-- begin --

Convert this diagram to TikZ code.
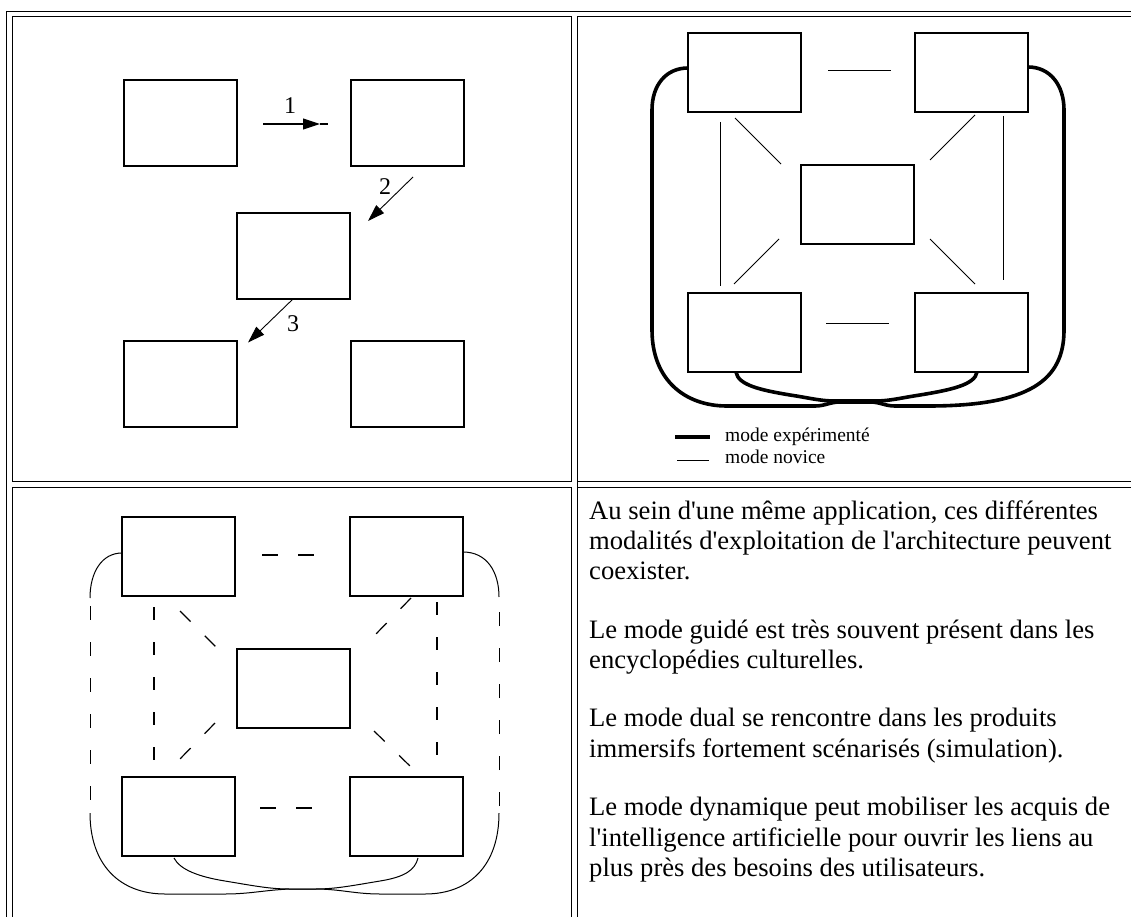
\documentclass[tikz,border=0pt]{standalone}
\usepackage{fontspec}
\newfontfamily\txtfont{Liberation Serif}
\usetikzlibrary{arrows.meta,calc}
\tikzset{
  cellborder/.style={line width=1.4pt},
  box/.style={draw,line width=1.3pt,minimum width=113pt,minimum height=79pt,inner sep=0pt,outer sep=0pt,anchor=north west},
  tallbox/.style={box,minimum height=86pt},
  thin/.style={line width=1pt},
  expert/.style={line width=3.6pt,line join=round},
  dashlink/.style={line width=1.2pt,dash pattern=on 16pt off 20pt},
  numlabel/.style={font=\txtfont\fontsize{24}{26}\selectfont,inner sep=0pt},
  para/.style={font=\txtfont\fontsize{26.6}{30}\selectfont,inner sep=0pt,anchor=base west},
  legend/.style={font=\txtfont\fontsize{19.5}{21}\selectfont,inner sep=0pt,anchor=base west},
  head/.style={-{Triangle[length=17pt,width=11pt]},line width=1.1pt}
}
\begin{document}
\begin{tikzpicture}[x=1pt,y=-1pt]
\useasboundingbox (0,0) rectangle (1131,917);
\clip (0,0) rectangle (1131,917);
\fill[white] (0,0) rectangle (1131,917);
% table borders
\draw[cellborder] (6.7,930) -- (6.7,11.5) -- (1140,11.5);
\draw[cellborder] (12.7,16.7) rectangle (571.7,481.7);
\draw[cellborder] (577.7,930) -- (577.7,16.7) -- (1140,16.7);
\draw[cellborder] (577.7,930) -- (577.7,487.7) -- (1140,487.7);
\draw[cellborder] (12.7,930) -- (12.7,487.7) -- (571.7,487.7) -- (571.7,930);
\draw[cellborder] (577.7,481.7) -- (1140,481.7);

% ---------- panel 1 : guided mode ----------
\node[tallbox] (pA) at (124,80) {};
\node[tallbox] (pB) at (351,80) {};
\node[tallbox] (pC) at (237,213) {};
\node[tallbox] (pD) at (124,341) {};
\node[tallbox] (pE) at (351,341) {};
\coordinate (a1s) at (263,124);
\coordinate (a1t) at (320,124);
\coordinate (a1e) at (328,124);
\draw[head] (a1s) -- (a1t);
\draw[line width=1.1pt] (a1t) -- (a1e);
\coordinate (a2s) at (413,177);
\coordinate (a2t) at (368,221);
\draw[head,line width=0.9pt] (a2s) -- (a2t);
\coordinate (a3s) at (293,299);
\coordinate (a3t) at (248,342.5);
\draw[head,line width=0.9pt] (a3s) -- (a3t);
\node[numlabel] (l1) at (290,106) {1};
\node[numlabel] (l2) at (385,187) {2};
\node[numlabel] (l3) at (293,324) {3};

% ---------- panel 2 : expert / novice ----------
\node[box] (qTL) at (688,33) {};
\node[box] (qTR) at (915,33) {};
\node[box] (qC) at (801,165) {};
\node[box] (qBL) at (688,293) {};
\node[box] (qBR) at (915,293) {};
\draw[thin] (828,71) -- (891,71);
\draw[thin] (826,323) -- (889,323);
\draw[thin] (720,122) -- (720,286);
\draw[thin] (1003,116) -- (1003,280);
\draw[thin] (735,118) -- (781,164);
\draw[thin] (975,115) -- (930,160);
\draw[thin] (734,284) -- (779,239);
\draw[thin] (975,284) -- (930,239);
% expert loops
\draw[expert] (qTL.west |- 0,68) .. controls (666,68) and (652,85) .. (652,110)
  -- (652,330) .. controls (652,380) and (685,406) .. (727,406)
  -- (815,406) .. controls (825,406) and (830,402) .. (840,402)
  -- (870,402) .. controls (880,402) and (885,406) .. (895,406)
  -- (928,406) .. controls (1030,406) and (1064,380) .. (1064,330)
  -- (1064,110) .. controls (1064,85) and (1050,67) .. (qTR.east |- 0,67);
\draw[expert] (736,372) .. controls (738,385) and (760,390) .. (790,395)
  .. controls (810,398) and (820,401) .. (835,401) -- (875,401)
  .. controls (890,401) and (900,398) .. (920,395)
  .. controls (950,390) and (975,385) .. (977,372);
% legend
\coordinate (lg1a) at (675,437);
\coordinate (lg1b) at (710,437);
\coordinate (lg2a) at (677,460);
\coordinate (lg2b) at (709,460);
\draw[line width=3.6pt] (lg1a) -- (lg1b);
\draw[thin] (lg2a) -- (lg2b);
\node[legend] (lt1) at (725,441.5) {mode expérimenté};
\node[legend] (lt2) at (725,463) {mode novice};

% ---------- panel 3 : dashed ----------
\node[box] (rTL) at (122,517) {};
\node[box] (rTR) at (350,517) {};
\node[box] (rC) at (237,649) {};
\node[box] (rBL) at (122,777) {};
\node[box] (rBR) at (350,777) {};
\draw[dashlink] (262,555) -- (315,555);
\draw[dashlink] (260,808) -- (313,808);
\draw[dashlink,dash pattern=on 13pt off 22pt] (154,607) -- (154,770);
\draw[dashlink,dash pattern=on 13pt off 22pt] (437,602) -- (437,765);
\draw[dashlink,dash pattern=on 15pt off 20pt] (180,611) -- (217,648);
\draw[dashlink,dash pattern=on 15pt off 20pt] (411,598) -- (374,636);
\draw[dashlink,dash pattern=on 15pt off 20pt] (215,723) -- (178,761);
\draw[dashlink,dash pattern=on 15pt off 20pt] (374,731) -- (411,767);
% outer loop
\draw[thin] (rTL.west |- 0,553) .. controls (102,553) and (90,572) .. (90,598);
\draw[thin,dash pattern=on 14pt off 22pt] (90,606) -- (90,813);
\draw[thin] (90,813) .. controls (90,865) and (120,894) .. (165,894)
  -- (225,894) .. controls (250,894) and (265,890) .. (290,889) -- (315,889)
  .. controls (340,889) and (355,894) .. (380,894) -- (425,894)
  .. controls (470,894) and (499,865) .. (499,813);
\draw[thin,dash pattern=on 14pt off 22pt] (499,806) -- (499,597);
\draw[thin] (499,597) .. controls (499,572) and (487,552) .. (rTR.east |- 0,552);
% inner curve
\draw[thin] (174,858) .. controls (180,870) and (200,877) .. (225,881)
  .. controls (255,886) and (270,889) .. (290,889) -- (315,889)
  .. controls (335,889) and (350,886) .. (380,881)
  .. controls (405,877) and (415,870) .. (418,858);

% ---------- panel 4 : text ----------
\node[para] (t1) at (589,519) {Au sein d'une même application, ces différentes};
\node[para] (t2) at (589,549.3) {modalités d'exploitation de l'architecture peuvent};
\node[para] (t3) at (589,579.6) {coexister.};
\node[para] (t4) at (589,638.1) {Le mode guidé est très souvent présent dans les};
\node[para] (t5) at (589,668.4) {encyclopédies culturelles.};
\node[para] (t6) at (589,726.9) {Le mode dual se rencontre dans les produits};
\node[para] (t7) at (589,757.2) {immersifs fortement scénarisés (simulation).};
\node[para] (t8) at (589,815.7) {Le mode dynamique peut mobiliser les acquis de};
\node[para] (t9) at (589,846) {l'intelligence artificielle pour ouvrir les liens au};
\node[para] (t10) at (589,876.3) {plus près des besoins des utilisateurs.};
\end{tikzpicture}
\end{document}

-- end --

Work to do ▸
Exactly as they appear, print the lines of the listing above from its first line through the line that contains "(577.7,481.7) -- (1140,481.7);", minus the pictures.

Response to this task ▸
Convert this diagram to TikZ code.
\documentclass[tikz,border=0pt]{standalone}
\usepackage{fontspec}
\newfontfamily\txtfont{Liberation Serif}
\usetikzlibrary{arrows.meta,calc}
\tikzset{
  cellborder/.style={line width=1.4pt},
  box/.style={draw,line width=1.3pt,minimum width=113pt,minimum height=79pt,inner sep=0pt,outer sep=0pt,anchor=north west},
  tallbox/.style={box,minimum height=86pt},
  thin/.style={line width=1pt},
  expert/.style={line width=3.6pt,line join=round},
  dashlink/.style={line width=1.2pt,dash pattern=on 16pt off 20pt},
  numlabel/.style={font=\txtfont\fontsize{24}{26}\selectfont,inner sep=0pt},
  para/.style={font=\txtfont\fontsize{26.6}{30}\selectfont,inner sep=0pt,anchor=base west},
  legend/.style={font=\txtfont\fontsize{19.5}{21}\selectfont,inner sep=0pt,anchor=base west},
  head/.style={-{Triangle[length=17pt,width=11pt]},line width=1.1pt}
}
\begin{document}
\begin{tikzpicture}[x=1pt,y=-1pt]
\useasboundingbox (0,0) rectangle (1131,917);
\clip (0,0) rectangle (1131,917);
\fill[white] (0,0) rectangle (1131,917);
% table borders
\draw[cellborder] (6.7,930) -- (6.7,11.5) -- (1140,11.5);
\draw[cellborder] (12.7,16.7) rectangle (571.7,481.7);
\draw[cellborder] (577.7,930) -- (577.7,16.7) -- (1140,16.7);
\draw[cellborder] (577.7,930) -- (577.7,487.7) -- (1140,487.7);
\draw[cellborder] (12.7,930) -- (12.7,487.7) -- (571.7,487.7) -- (571.7,930);
\draw[cellborder] (577.7,481.7) -- (1140,481.7);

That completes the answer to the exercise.